Review the output and discuss as a group:

  • Which tests block CI (error) vs flag for investigation (warn)?
  • Where did you use where to scope a test - and was the scoping decision correct?
  • Which store_failures tables would you keep permanently vs enable only for debugging?

Done?

You've moved from writing tests to configuring them - choosing severity, scoping with where, storing failures for debuggability, and adding statistical guardrails with dbt_expectations. These are the skills that separate a test suite that blocks CI from one that just generates noise.

Stretch your test suite!
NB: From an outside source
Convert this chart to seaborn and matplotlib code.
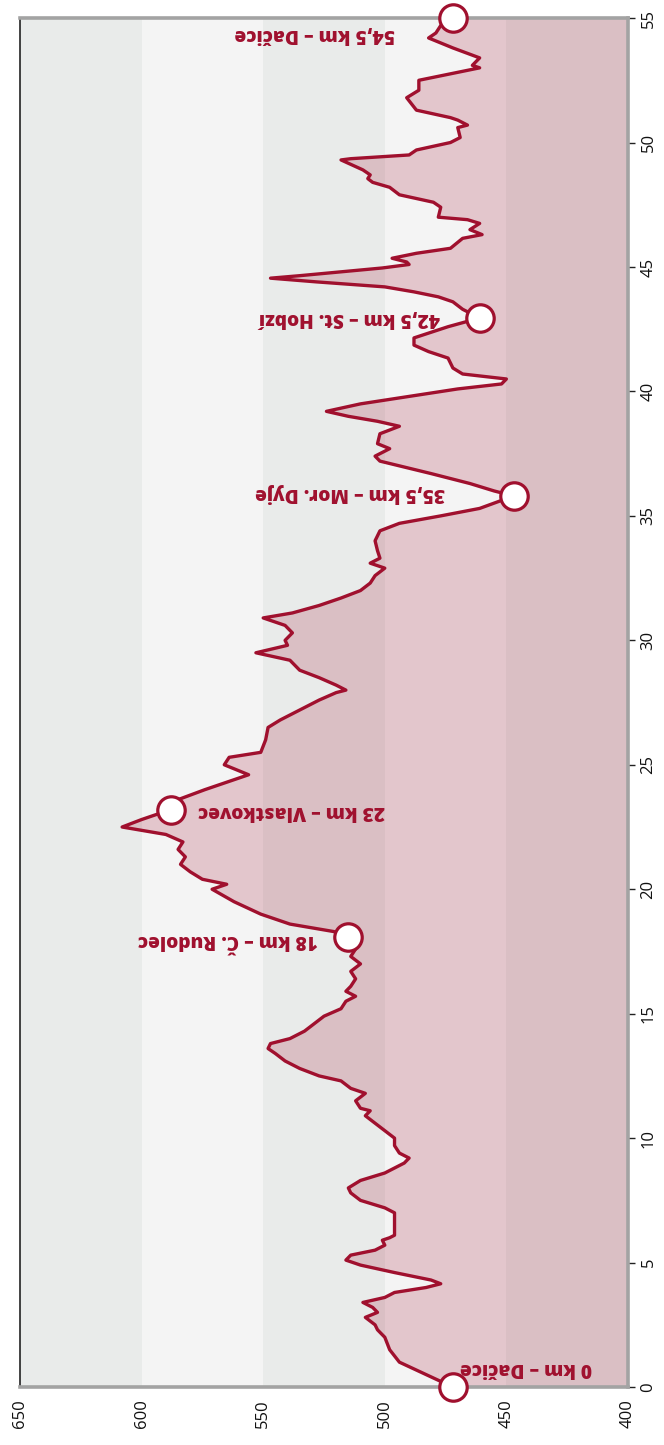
import matplotlib
matplotlib.use("Agg")
import matplotlib.pyplot as plt
import seaborn as sns

# ------------------------------------------------------------
# DATA  (distance along the route in km, elevation in m a.s.l.)
# ------------------------------------------------------------
distance_km = [
    0.0, 0.5, 1.0, 1.5, 2.0, 2.3, 2.5, 2.8, 3.0, 3.2, 3.4, 3.6, 3.8, 4.0,
    4.15, 4.3, 4.6, 4.9, 5.1, 5.3, 5.5, 5.7, 5.9, 6.0, 6.1, 7.0, 7.2, 7.5,
    7.8, 8.0, 8.3, 8.6, 9.0, 9.2, 9.4, 9.7, 10.0, 10.3, 10.6, 10.9, 11.1,
    11.2, 11.5, 11.8, 12.0, 12.3, 12.5, 12.8, 13.1, 13.4, 13.6, 13.8, 14.0,
    14.3, 14.6, 14.9, 15.2, 15.5, 15.7, 15.9, 16.1, 16.4, 16.7, 17.0, 17.3,
    17.6, 18.1, 18.3, 18.6, 19.0, 19.5, 20.0, 20.2, 20.4, 20.7, 21.0, 21.3,
    21.6, 21.9, 22.2, 22.5, 22.8, 23.2, 23.6, 24.0, 24.3, 24.6, 25.0, 25.3,
    25.5, 26.0, 26.5, 26.8, 27.2, 27.6, 27.9, 28.0, 28.2, 28.5, 28.8, 29.2,
    29.5, 29.8, 30.0, 30.3, 30.6, 30.9, 31.1, 31.4, 31.7, 32.0, 32.3, 32.6,
    32.9, 33.1, 33.3, 33.6, 34.0, 34.4, 34.7, 35.0, 35.3, 35.8, 36.0, 36.3,
    36.7, 37.2, 37.4, 37.7, 37.9, 38.3, 38.6, 38.8, 39.0, 39.2, 39.5, 39.8,
    40.1, 40.3, 40.5, 40.7, 40.94, 41.34, 41.6, 41.86, 42.15, 42.6, 42.95,
    43.3, 43.6, 43.8, 44.0, 44.2, 44.4, 44.55, 44.65, 44.96, 45.1, 45.2,
    45.35, 45.55, 45.75, 46.15, 46.3, 46.5, 46.75, 46.9, 47.0, 47.4, 47.6,
    47.9, 48.2, 48.4, 48.55, 48.7, 48.9, 49.3, 49.35, 49.5, 49.7, 50.0,
    50.2, 50.6, 50.7, 50.9, 51.0, 51.3, 51.8, 52.1, 52.5, 53.0, 53.1, 53.4,
    53.8, 54.2, 54.4, 54.7, 55.0,
]
elevation_m = [
    472, 483, 494, 498, 500, 503, 504, 508, 503, 505, 509, 500, 496, 483,
    477, 481, 496, 510, 516, 514, 504, 500, 501, 498, 496, 496, 500, 510,
    514, 515, 510, 500, 492, 490, 494, 496, 496, 500, 504, 508, 506,
    510, 512, 508, 514, 518, 527, 535, 541, 545, 548, 547, 539,
    533, 529, 525, 518, 516, 512, 516, 514, 512, 514, 510, 514,
    512, 515, 521, 539, 551, 562, 571, 565, 575, 580, 584, 582,
    585, 583, 590, 608, 600, 588, 585, 574, 565, 556, 566, 564,
    551, 549, 548, 543, 535, 527, 520, 516, 520, 527, 535, 539,
    553, 540, 541, 538, 541, 550, 538, 527, 518, 510, 506, 504,
    500, 506, 502, 503, 504, 502, 494, 477, 461, 447, 455, 465,
    481, 502, 504, 498, 503, 502, 494, 503, 515, 524, 510, 490,
    470, 452, 450, 468, 472, 474, 482, 488, 488, 474, 461,
    468, 472, 478, 488, 500, 528, 547, 535, 501, 490, 491,
    497, 487, 473, 468, 460, 465, 461, 466, 478, 477, 480,
    494, 498, 505, 507, 506, 509, 518, 514, 490, 487, 473,
    469, 470, 466, 470, 473, 487, 491, 486, 486, 461, 464, 461,
    472, 482, 479, 477, 472,
]

# stops shown on the profile
waypoint_km = [0.0, 18.1, 23.2, 35.8, 42.95, 55.0]
waypoint_elev = [472, 515, 588, 447, 461, 472]
waypoint_labels = [
    "0 km – Dačice",
    "18 km – Č. Rudolec",
    "23 km – Vlastkovec",
    "35,5 km – Mor. Dyje",
    "42,5 km – St. Hobzí",
    "54,5 km – Dačice",
]
# where each label sits (right edge of the upside-down text)
label_elev = [414.8, 527.5, 500.0, 475.2, 477.3, 495.8]
label_km = [0.76, 17.96, 23.14, 35.92, 42.95, 54.36]

elev_ticks = [650, 600, 550, 500, 450, 400]
km_ticks = [0, 5, 10, 15, 20, 25, 30, 35, 40, 45, 50, 55]

# ------------------------------------------------------------
# STYLE
# ------------------------------------------------------------
RED = "#a0102e"
BAND_DARK = "#e9ebea"
BAND_LIGHT = "#f4f4f4"
FRAME = "#a3a3a3"

sns.set_style("white")
plt.rcParams["font.family"] = ["Open Sans", "DejaVu Sans"]

fig = plt.figure(figsize=(6.64, 14.45), dpi=100)
ax = fig.add_axes([0.0301, 0.0401, 0.9157, 0.9474])

# alternating elevation bands
for i in range(len(elev_ticks) - 1):
    ax.axvspan(elev_ticks[i + 1], elev_ticks[i],
               color=BAND_DARK if i % 2 == 0 else BAND_LIGHT, lw=0, zorder=0)

# filled profile
ax.fill_betweenx(distance_km, elevation_m, 400, color=RED, alpha=0.2, lw=0, zorder=1)
sns.lineplot(x=elevation_m, y=distance_km, sort=False, estimator=None,
             color=RED, lw=2.4, ax=ax, zorder=3)

# stops
sns.scatterplot(x=waypoint_elev, y=waypoint_km, s=390, color="white",
                edgecolor=RED, linewidth=2.3, ax=ax, zorder=5, clip_on=False)

for e, d, txt in zip(label_elev, label_km, waypoint_labels):
    ax.text(e, d, txt, rotation=180, ha="right", va="center",
            fontsize=13.8, fontweight="heavy", color=RED, zorder=6)

ax.set_xlim(650, 400)
ax.set_ylim(0, 55)
ax.set_xticks(elev_ticks)
ax.set_yticks(km_ticks)
ax.yaxis.tick_right()
ax.tick_params(axis="both", length=5, width=1, color="#222222",
               labelsize=12, labelcolor="#111111", pad=4)
ax.tick_params(axis="x", labelrotation=90)
ax.tick_params(axis="y", labelrotation=90)
for lab in ax.get_yticklabels():
    lab.set_va("center")
ax.set_xlabel("")
ax.set_ylabel("")

ax.spines["left"].set_color("#222222")
ax.spines["left"].set_linewidth(1.2)
for side in ["top", "right", "bottom"]:
    ax.spines[side].set_color(FRAME)
    ax.spines[side].set_linewidth(2.6)

fig.savefig("out.png", dpi=100)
What else would you cover?

You've now applied generic tests, singular tests, severity/where config, store_failures, and a handful of dbt_expectations checks. Step back and ask: what else would you test on these models if this were a real production pipeline?

Brainstorm with your group, then pick one or two extra tests to actually add. Some directions to consider:

  • Within dbt_utils (already installed): tests like expression_is_true, equal_rowcount, recency, or mutually_exclusive_ranges cover things that pure not_null / unique won't.
  • Anomaly / freshness - is the latest impression_date recent enough? Is yesterday's row count within 20% of the 7-day average?
  • Cross-model invariants - does the sum of allocated_spend_dollars reconcile to total spend_dollars per day? (You partly tested this in Level 2 Step 3 - tighten the tolerance, or add the inverse check.)
  • Distribution shape - expect_column_quantile_values_to_be_between, expect_column_stdev_to_be_between from dbt_expectations.

Other packages worth looking at on the dbt package hub:

  • 📦 elementary - anomaly detection on volume, freshness, and column-level statistics out of the box.
  • 📦 dbt_project_evaluator - tests the project itself (model naming, missing tests, missing documentation) rather than the data.
  • 📦 dbt_meta_testing - assert that every model has a minimum set of tests/docs.

Pick one or two ideas, add them to your YAML or tests/ folder, and run them. Note what was easy vs awkward to express - test gaps usually live in that awkwardness.